◆ **AIM**
Up to and including the line with "const shares = [59.3, 35.5, 5.2, 100];", write out the listing from its first line, minus the pictures.

◆ **RECORDED INFORMATION**
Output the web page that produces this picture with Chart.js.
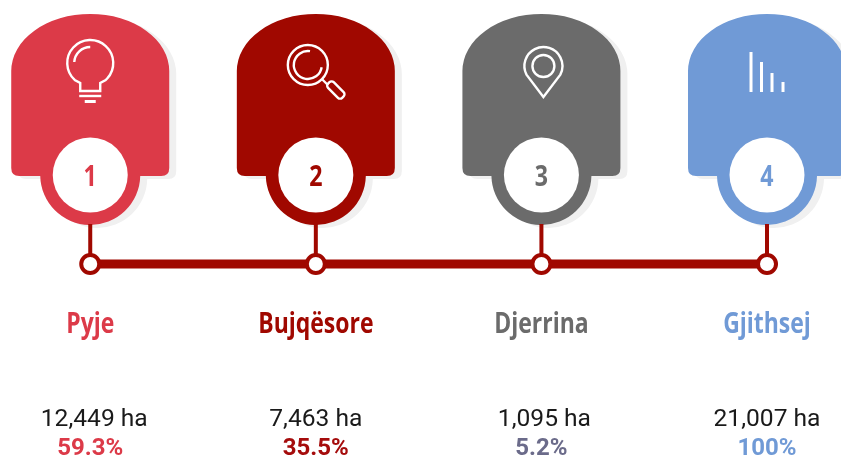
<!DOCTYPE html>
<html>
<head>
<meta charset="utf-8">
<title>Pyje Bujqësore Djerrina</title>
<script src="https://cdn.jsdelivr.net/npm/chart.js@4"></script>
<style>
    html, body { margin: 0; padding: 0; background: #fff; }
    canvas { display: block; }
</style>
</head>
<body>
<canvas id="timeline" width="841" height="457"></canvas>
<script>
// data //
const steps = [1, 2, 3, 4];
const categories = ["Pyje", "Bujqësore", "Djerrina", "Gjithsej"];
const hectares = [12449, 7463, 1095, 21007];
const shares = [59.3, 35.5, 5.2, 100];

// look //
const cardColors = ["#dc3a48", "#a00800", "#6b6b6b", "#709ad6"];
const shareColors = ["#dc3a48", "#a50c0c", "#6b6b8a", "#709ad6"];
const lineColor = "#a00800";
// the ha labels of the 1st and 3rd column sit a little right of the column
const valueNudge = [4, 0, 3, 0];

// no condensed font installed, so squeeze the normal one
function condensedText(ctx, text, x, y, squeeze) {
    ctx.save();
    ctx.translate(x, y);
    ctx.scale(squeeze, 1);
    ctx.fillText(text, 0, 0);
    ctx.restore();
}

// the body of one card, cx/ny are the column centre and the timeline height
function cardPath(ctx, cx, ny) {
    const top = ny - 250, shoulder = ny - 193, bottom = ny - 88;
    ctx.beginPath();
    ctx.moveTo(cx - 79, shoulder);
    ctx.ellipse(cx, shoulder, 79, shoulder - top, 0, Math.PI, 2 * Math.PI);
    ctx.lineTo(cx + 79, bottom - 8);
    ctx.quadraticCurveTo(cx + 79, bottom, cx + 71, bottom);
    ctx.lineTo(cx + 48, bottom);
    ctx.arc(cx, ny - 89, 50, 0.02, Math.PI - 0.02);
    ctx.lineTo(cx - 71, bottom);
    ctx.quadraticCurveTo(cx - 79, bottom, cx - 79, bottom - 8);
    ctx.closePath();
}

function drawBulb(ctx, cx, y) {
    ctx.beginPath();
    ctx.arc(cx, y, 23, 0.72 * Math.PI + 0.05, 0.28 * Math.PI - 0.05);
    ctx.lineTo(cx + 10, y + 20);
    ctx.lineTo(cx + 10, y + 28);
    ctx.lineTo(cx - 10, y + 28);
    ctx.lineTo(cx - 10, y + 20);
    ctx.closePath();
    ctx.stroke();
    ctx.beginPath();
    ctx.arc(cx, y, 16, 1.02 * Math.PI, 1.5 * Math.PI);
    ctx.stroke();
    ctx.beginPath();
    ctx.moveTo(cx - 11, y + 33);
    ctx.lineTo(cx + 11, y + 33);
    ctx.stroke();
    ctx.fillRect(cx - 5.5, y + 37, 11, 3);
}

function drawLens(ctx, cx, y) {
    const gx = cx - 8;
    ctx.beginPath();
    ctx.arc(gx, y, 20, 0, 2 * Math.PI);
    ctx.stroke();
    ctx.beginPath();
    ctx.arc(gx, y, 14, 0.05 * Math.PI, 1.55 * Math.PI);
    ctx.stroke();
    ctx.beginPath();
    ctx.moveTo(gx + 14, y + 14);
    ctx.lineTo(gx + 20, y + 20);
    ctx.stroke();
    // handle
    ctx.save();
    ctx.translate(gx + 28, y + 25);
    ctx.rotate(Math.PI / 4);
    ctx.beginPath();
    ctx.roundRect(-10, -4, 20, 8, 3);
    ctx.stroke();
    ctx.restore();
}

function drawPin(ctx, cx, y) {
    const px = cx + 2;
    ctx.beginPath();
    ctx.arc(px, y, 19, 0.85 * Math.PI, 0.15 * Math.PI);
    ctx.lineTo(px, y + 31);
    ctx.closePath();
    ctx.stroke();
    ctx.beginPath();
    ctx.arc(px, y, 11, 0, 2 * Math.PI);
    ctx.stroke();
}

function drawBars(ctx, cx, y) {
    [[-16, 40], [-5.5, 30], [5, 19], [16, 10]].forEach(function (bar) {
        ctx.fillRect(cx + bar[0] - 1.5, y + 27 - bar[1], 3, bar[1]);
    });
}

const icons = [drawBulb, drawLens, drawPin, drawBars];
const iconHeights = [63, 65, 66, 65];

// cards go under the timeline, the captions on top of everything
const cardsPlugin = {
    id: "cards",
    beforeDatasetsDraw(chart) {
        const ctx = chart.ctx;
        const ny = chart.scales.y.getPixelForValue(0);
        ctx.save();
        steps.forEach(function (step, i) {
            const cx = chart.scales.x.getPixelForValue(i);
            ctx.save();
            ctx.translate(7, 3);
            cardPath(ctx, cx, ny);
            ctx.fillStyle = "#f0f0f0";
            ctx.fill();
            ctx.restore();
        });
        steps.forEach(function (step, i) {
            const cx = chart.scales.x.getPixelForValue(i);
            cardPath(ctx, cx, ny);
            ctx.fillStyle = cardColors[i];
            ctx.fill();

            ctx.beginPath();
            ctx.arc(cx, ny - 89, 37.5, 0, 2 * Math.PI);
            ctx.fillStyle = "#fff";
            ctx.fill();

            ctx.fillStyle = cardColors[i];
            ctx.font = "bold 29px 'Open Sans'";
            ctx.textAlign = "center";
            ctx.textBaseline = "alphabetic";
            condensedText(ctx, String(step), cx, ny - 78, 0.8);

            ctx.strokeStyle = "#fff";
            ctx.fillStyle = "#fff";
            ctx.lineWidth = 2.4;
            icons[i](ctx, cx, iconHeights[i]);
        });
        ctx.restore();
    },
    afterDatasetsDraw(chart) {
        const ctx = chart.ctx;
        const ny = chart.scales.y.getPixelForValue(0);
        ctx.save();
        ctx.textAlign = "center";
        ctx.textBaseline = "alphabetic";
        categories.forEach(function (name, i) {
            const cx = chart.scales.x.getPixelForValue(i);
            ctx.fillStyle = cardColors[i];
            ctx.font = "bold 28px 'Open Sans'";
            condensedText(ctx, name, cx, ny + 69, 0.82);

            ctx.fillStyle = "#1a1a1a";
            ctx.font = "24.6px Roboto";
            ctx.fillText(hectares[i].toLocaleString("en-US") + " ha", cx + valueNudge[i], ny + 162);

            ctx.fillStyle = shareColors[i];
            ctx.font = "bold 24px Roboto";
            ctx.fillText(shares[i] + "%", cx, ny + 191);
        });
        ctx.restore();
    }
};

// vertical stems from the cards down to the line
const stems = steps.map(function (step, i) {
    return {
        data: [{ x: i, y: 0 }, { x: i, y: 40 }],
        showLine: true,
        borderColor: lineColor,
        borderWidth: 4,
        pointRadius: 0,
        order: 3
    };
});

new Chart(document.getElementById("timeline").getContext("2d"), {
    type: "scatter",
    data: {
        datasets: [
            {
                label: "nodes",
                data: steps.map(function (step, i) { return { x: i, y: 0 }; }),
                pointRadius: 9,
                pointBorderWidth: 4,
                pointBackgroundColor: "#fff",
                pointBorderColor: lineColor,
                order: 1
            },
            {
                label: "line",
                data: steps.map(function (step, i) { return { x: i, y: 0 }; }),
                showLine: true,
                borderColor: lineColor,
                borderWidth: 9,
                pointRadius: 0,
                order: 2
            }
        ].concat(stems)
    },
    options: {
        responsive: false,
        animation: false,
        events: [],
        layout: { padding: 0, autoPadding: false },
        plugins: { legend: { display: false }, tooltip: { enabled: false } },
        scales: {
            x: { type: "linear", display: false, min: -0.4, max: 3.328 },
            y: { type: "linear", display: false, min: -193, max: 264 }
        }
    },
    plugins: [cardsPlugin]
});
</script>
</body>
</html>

◆ **SOLUTION TO THE EXERCISE**
Output the web page that produces this picture with Chart.js.
<!DOCTYPE html>
<html>
<head>
<meta charset="utf-8">
<title>Pyje Bujqësore Djerrina</title>
<script src="https://cdn.jsdelivr.net/npm/chart.js@4"></script>
<style>
    html, body { margin: 0; padding: 0; background: #fff; }
    canvas { display: block; }
</style>
</head>
<body>
<canvas id="timeline" width="841" height="457"></canvas>
<script>
// data //
const steps = [1, 2, 3, 4];
const categories = ["Pyje", "Bujqësore", "Djerrina", "Gjithsej"];
const hectares = [12449, 7463, 1095, 21007];
const shares = [59.3, 35.5, 5.2, 100];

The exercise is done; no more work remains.